Print the listing from its top line through the line containing "import plotly.graph_objects as go", nothing more, and leave out the pictures.
┄┄┄┄┄┄┄┄┄┄┄┄┄┄┄┄┄┄┄┄
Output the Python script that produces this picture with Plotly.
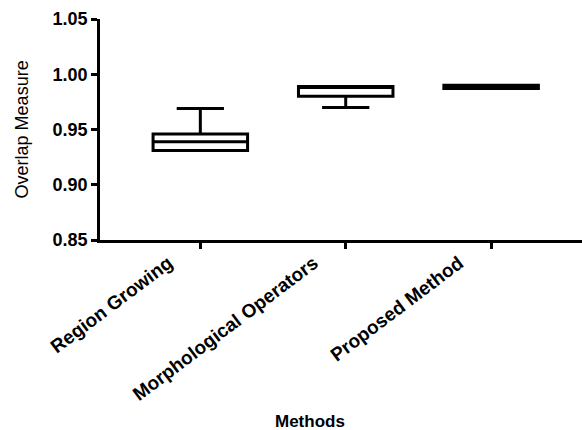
import plotly.graph_objects as go

methods = ["Region Growing", "Morphological Operators", "Proposed Method"]
q1 = [0.931, 0.980, 0.987]
median = [0.939, 0.989, 0.990]
q3 = [0.946, 0.989, 0.990]
lowerfence = [0.931, 0.970, 0.987]
upperfence = [0.969, 0.989, 0.990]
y_ticks = [0.85, 0.90, 0.95, 1.00, 1.05]

fig = go.Figure()
for i, m in enumerate(methods):
    fig.add_trace(go.Box(
        x=[m], q1=[q1[i]], median=[median[i]], q3=[q3[i]],
        lowerfence=[lowerfence[i]], upperfence=[upperfence[i]],
        width=0.65, whiskerwidth=0.5,
        line=dict(color="black", width=3),
        fillcolor="rgba(0,0,0,0)",
        showlegend=False, hoverinfo="skip",
    ))

fig.update_layout(
    width=582, height=430,
    margin=dict(l=100, r=0, t=19, b=190, autoexpand=False),
    paper_bgcolor="white", plot_bgcolor="white",
    font=dict(family="Liberation Sans", color="black"),
    xaxis=dict(
        type="category", categoryorder="array", categoryarray=methods,
        range=[-0.69, 2.625], automargin=False,
        showline=True, linecolor="black", linewidth=2.5,
        ticks="outside", ticklen=6, tickwidth=2.5, tickcolor="black",
        tickangle=-37, tickfont=dict(size=19, weight="bold"),
        ticklabelshift=-32, ticklabelstandoff=-4,
        showgrid=False, zeroline=False,
    ),
    yaxis=dict(
        range=[0.85, 1.05], tickvals=y_ticks, automargin=False,
        tickformat=".2f",
        showline=True, linecolor="black", linewidth=2.5,
        ticks="outside", ticklen=6, tickwidth=2.5, tickcolor="black",
        tickfont=dict(size=18, weight="bold"),
        showgrid=False, zeroline=False,
    ),
    annotations=[
        dict(text="Overlap Measure", xref="paper", yref="paper",
             x=-0.162, y=0.5, xanchor="center", yanchor="middle",
             textangle=-90, showarrow=False,
             font=dict(size=18, family="Liberation Sans Narrow, Liberation Sans")),
        dict(text="Methods", xref="paper", yref="paper",
             x=0.436, y=-0.8235, xanchor="center", yanchor="middle",
             showarrow=False, font=dict(size=17, weight="bold")),
    ],
)

fig.write_html("out.html", config={"displayModeBar": False},
               post_script="document.body.style.margin='0';document.body.style.overflow='hidden';")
┄┄┄┄┄┄┄┄┄┄┄┄┄┄┄┄┄┄┄┄
▶ [COMPLETE RESPONSE]
Output the Python script that produces this picture with Plotly.
import plotly.graph_objects as go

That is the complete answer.